The Joint List had been the third-largest group in parliament following elections in 2015, but in February the group split into two electoral alliances, with the Hadash and Taal parties in one group, and Balad and the United Arab List in the other.

In June, the four parties announced that the Joint List would be resurrected ahead of the September vote.

However, the parties have thus far failed to reach a final agreement officialising the reunion - leading Hadash parliamentarian Yousef Jabareen to bemoan the continued stalemate among Palestinian-led parties while other Israeli political alliances were solidifying.

Translation: Alliances on the left and alliances on the extreme right. What about us on the Joint List? Today seems to be a fateful day.
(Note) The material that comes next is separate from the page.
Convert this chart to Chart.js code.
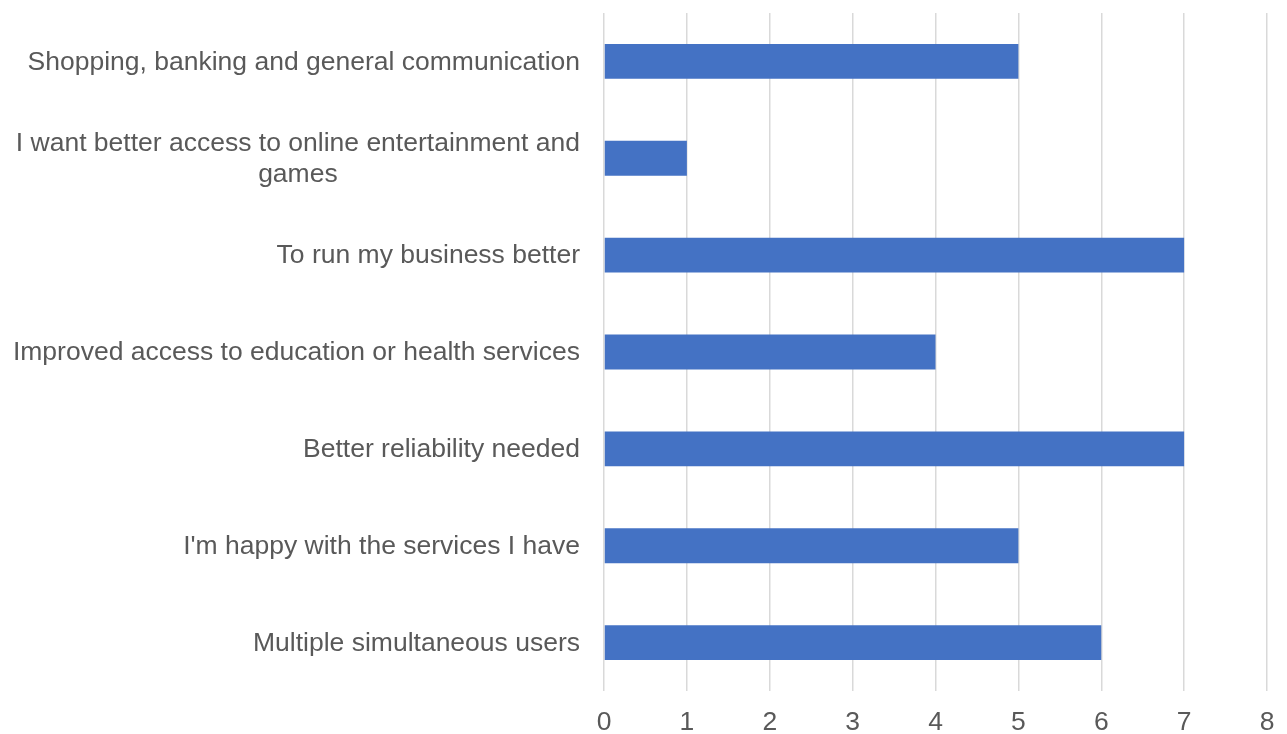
<!DOCTYPE html>
<html>
<head>
<meta charset="utf-8">
<script src="https://cdn.jsdelivr.net/npm/chart.js@4/dist/chart.umd.min.js"></script>
<style>
  html, body { margin: 0; padding: 0; background: #fff; }
  #wrap { width: 1287px; height: 734px; }
</style>
</head>
<body>
<div id="wrap"><canvas id="chart"></canvas></div>
<script>
// categories (top to bottom), wrapped labels given as arrays of lines
const categories = [
	'Shopping, banking and general communication',
	['I want better access to online entertainment and', 'games'],
	'To run my business better',
	'Improved access to education or health services',
	'Better reliability needed',
	"I'm happy with the services I have",
	'Multiple simultaneous users'
];
const responses = [5, 1, 7, 4, 7, 5, 6];
const xTicks = [0, 1, 2, 3, 4, 5, 6, 7, 8];

const textColor = '#595959';
const fontFamily = '"Liberation Sans", Arial, sans-serif';
const labelSize = 26.5;

// y labels drawn by hand so wrapped lines are centred on each other like the original
const categoryLabels = {
	id: 'categoryLabels',
	afterDraw(chart) {
		let ctx = chart.ctx;
		let yScale = chart.scales.y;
		let right = chart.chartArea.left - 24;
		ctx.save();
		ctx.font = labelSize + 'px ' + fontFamily;
		ctx.fillStyle = textColor;
		ctx.textBaseline = 'middle';
		categories.forEach(function (label, i) {
			let lines = Array.isArray(label) ? label : [label];
			let y = yScale.getPixelForValue(i) + 1;
			let lineHeight = 31;
			let widest = Math.max.apply(null, lines.map(l => ctx.measureText(l).width));
			let centre = right - widest / 2;
			let top = y - (lines.length - 1) * lineHeight / 2;
			ctx.textAlign = 'center';
			lines.forEach(function (line, j) {
				ctx.fillText(line, centre, top + j * lineHeight);
			});
		});
		ctx.restore();
	}
};

new Chart(document.getElementById('chart'), {
	type: 'bar',
	data: {
		labels: categories,
		datasets: [{
			data: responses,
			backgroundColor: '#4472C4',
			borderWidth: 0,
			barPercentage: 0.36,
			categoryPercentage: 1
		}]
	},
	options: {
		indexAxis: 'y',
		responsive: true,
		maintainAspectRatio: false,
		animation: false,
		layout: {
			padding: { left: 596, right: 20, top: 13, bottom: 0 }
		},
		plugins: {
			legend: { display: false },
			tooltip: { enabled: false }
		},
		scales: {
			x: {
				min: 0,
				max: 8,
				afterBuildTicks: function (axis) {
					axis.ticks = xTicks.map(v => ({ value: v }));
				},
				afterFit: function (axis) {
					axis.paddingRight = 0;
					axis.height = 43;
				},
				grid: {
					color: '#D9D9D9',
					lineWidth: 1.5,
					drawTicks: false
				},
				border: { display: false },
				ticks: {
					color: textColor,
					padding: 18,
					maxRotation: 0,
					font: { family: fontFamily, size: labelSize, lineHeight: 1 }
				}
			},
			y: {
				grid: { display: false },
				border: { display: false },
				ticks: { display: false }
			}
		}
	},
	plugins: [categoryLabels]
});
</script>
</body>
</html>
The discussions should continue until white smoke rises. We must unite forces against rising racism, the [Jewish] nation-state law, and the continued demolition of houses in Arab [Palestinian] communities. The electorate demands unity - the public must accept it. And fast!

Netanyahu over the weekend surpassed founding father David Ben-Gurion as Israel's longest-serving prime minister, first at the helm between 1996-1999 and then again since 2009.

His latest apparent victory in the April polls turned sour after he failed to form a coalition government.

The premier faces the new general election on 17 September while under threat of possible indictment for bribery, fraud and breach of trust in the months ahead.